Biosblbay · 12/02/2026 09:35

So I am currently on maternity leave but I go back to work full time mid March and I am freaking out! I don’t even have time to get house work done being off work, let alone being at work!
I have a 3 year old and a 7 month old. My typical day is wake up which is usually 6:30am, get my 3 year old ready for school and do breakfast, feed baby, do lunch for my 3 year old, feed the dogs, then my husband takes him school at 8:30 before he starts work. By this time the kitchen is a mess, living room is a mess, beds to be made, bottles to wash, dishwasher to unload, laundry to be done, by the time I have done these basics my baby would have woken up from her first morning nap and she would then need a nappy change, entertaining and feeding and then keeping her upright for half hour to let her food go down, then she would be ready for another nap at around 1pm. During her second nap I get about an hour to do something which is usually doing my lunch which then results in a messy kitchen again, I then get about half hour after lunch to do something else before she wakes up, but there’s honestly 101 things to be done, this even includes deciding if I can have a shower and wash my hair!. Then I have to collect my son between 3 and 3:30, which then I have 2 children to feed, bath every other day, kitchen is a mess again after doing dinner, bedtime routine. My son goes to bed at 6:30/7pm most nights but my baby would have a late afternoon nap and then be up from about 6 until 9pm, so I don’t even get evenings to do much (my husband works long hours so doesn’t usually get home until 8pm on average and travels a lot for work too) so a lot of evenings I tend to do most of it myself including dinner for me and my husband. But come 9pm when both kids are asleep I am too exhausted to do anything!

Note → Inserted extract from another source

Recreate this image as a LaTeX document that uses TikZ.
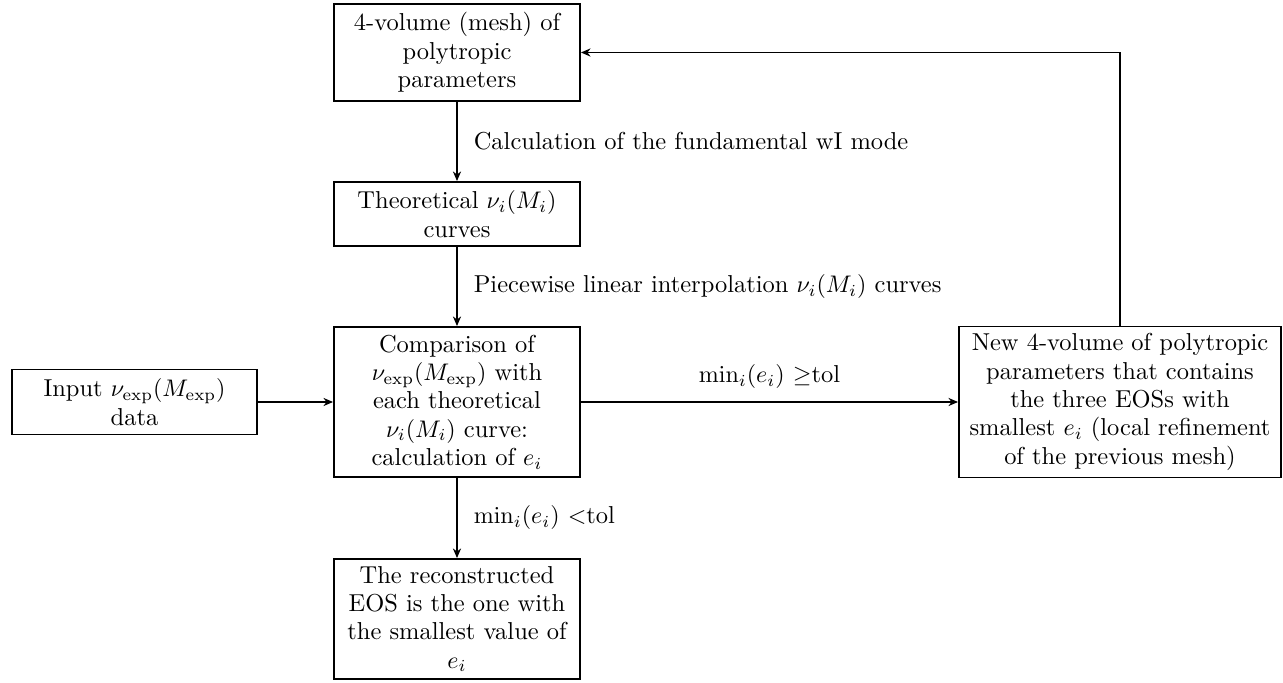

HOW on earth do I find the time to clean the bathroom, polish, Hoover, mop floors (I have dogs so it gets dirty quick!), look after myself when I go back to work?! I just don’t understand how people do it. I hate the idea of using every weekend to clean the house and get on top of everything. That to me is family time and we do go out a lot on weekends with the kids or we see family, we always have plans.

I know I could get a cleaner but I couldn’t afford one every day, maybe only once every 2 weeks. I seem to just have the time to do the living room and kitchen and I don’t get time to do any of the other rooms. I am struggling for sure. I sometimes get so overwhelmed with the amount I need to do that I end up staring into space for about 15 minutes stressing about what to do first and where to start!

I would love to know how mums cope with cleaning, especially full time working mums, it baffles me and I feel stressed thinking about it. The closer I am getting to starting work the more stressed I am feeling

There is probably a really simple answer here and It probably doesn’t help that my house is currently a mess due to moving all the bedroom around and a lot of stuff still only half done, but I just feel that a little tidy house is a tidy mind and having a tidy and clean home really does make a huge difference but I just can’t seem to get on top of it ever!!!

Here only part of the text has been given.